What the exercise asks. Find the lines with the string "matplotlib" and return them.

Provided data.
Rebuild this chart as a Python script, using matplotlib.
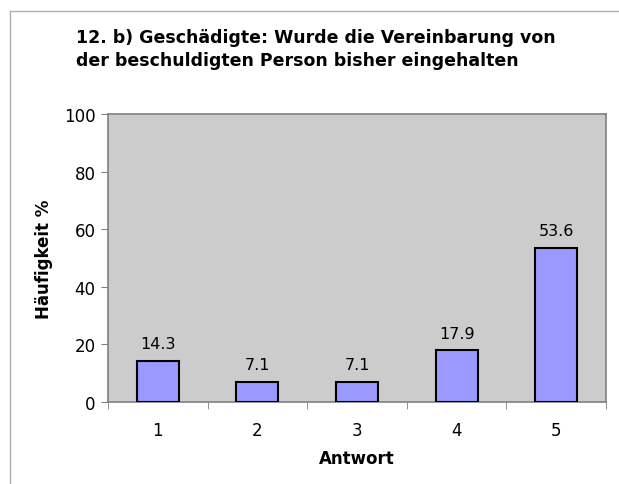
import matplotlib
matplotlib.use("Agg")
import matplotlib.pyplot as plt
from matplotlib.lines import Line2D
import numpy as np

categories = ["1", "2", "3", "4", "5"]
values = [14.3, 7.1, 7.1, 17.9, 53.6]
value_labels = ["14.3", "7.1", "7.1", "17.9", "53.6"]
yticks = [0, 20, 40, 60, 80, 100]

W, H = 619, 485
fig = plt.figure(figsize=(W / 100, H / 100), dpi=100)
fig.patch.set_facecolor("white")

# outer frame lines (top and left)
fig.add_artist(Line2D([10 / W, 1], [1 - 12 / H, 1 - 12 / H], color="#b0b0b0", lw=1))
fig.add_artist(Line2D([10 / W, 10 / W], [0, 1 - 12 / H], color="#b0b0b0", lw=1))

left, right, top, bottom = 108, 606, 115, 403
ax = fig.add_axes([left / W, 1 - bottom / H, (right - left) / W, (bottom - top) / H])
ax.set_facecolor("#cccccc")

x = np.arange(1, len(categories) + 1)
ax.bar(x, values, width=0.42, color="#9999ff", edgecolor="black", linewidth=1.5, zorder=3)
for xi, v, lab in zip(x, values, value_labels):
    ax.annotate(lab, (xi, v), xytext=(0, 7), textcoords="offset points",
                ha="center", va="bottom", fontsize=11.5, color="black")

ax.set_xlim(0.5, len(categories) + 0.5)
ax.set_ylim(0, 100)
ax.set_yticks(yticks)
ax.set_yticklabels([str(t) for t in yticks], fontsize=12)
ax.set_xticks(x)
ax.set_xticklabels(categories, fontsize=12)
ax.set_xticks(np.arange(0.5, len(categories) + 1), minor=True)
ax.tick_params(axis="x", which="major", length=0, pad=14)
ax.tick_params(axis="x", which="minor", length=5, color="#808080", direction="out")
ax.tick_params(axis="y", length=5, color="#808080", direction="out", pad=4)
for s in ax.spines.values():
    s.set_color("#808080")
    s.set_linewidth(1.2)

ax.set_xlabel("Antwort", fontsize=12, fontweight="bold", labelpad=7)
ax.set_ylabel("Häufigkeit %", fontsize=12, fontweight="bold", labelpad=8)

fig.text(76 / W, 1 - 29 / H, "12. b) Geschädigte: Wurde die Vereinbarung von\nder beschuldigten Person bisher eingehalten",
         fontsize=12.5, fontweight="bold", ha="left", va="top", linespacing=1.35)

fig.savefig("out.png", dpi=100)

Answer for the task.
Rebuild this chart as a Python script, using matplotlib.
import matplotlib
matplotlib.use("Agg")
import matplotlib.pyplot as plt
from matplotlib.lines import Line2D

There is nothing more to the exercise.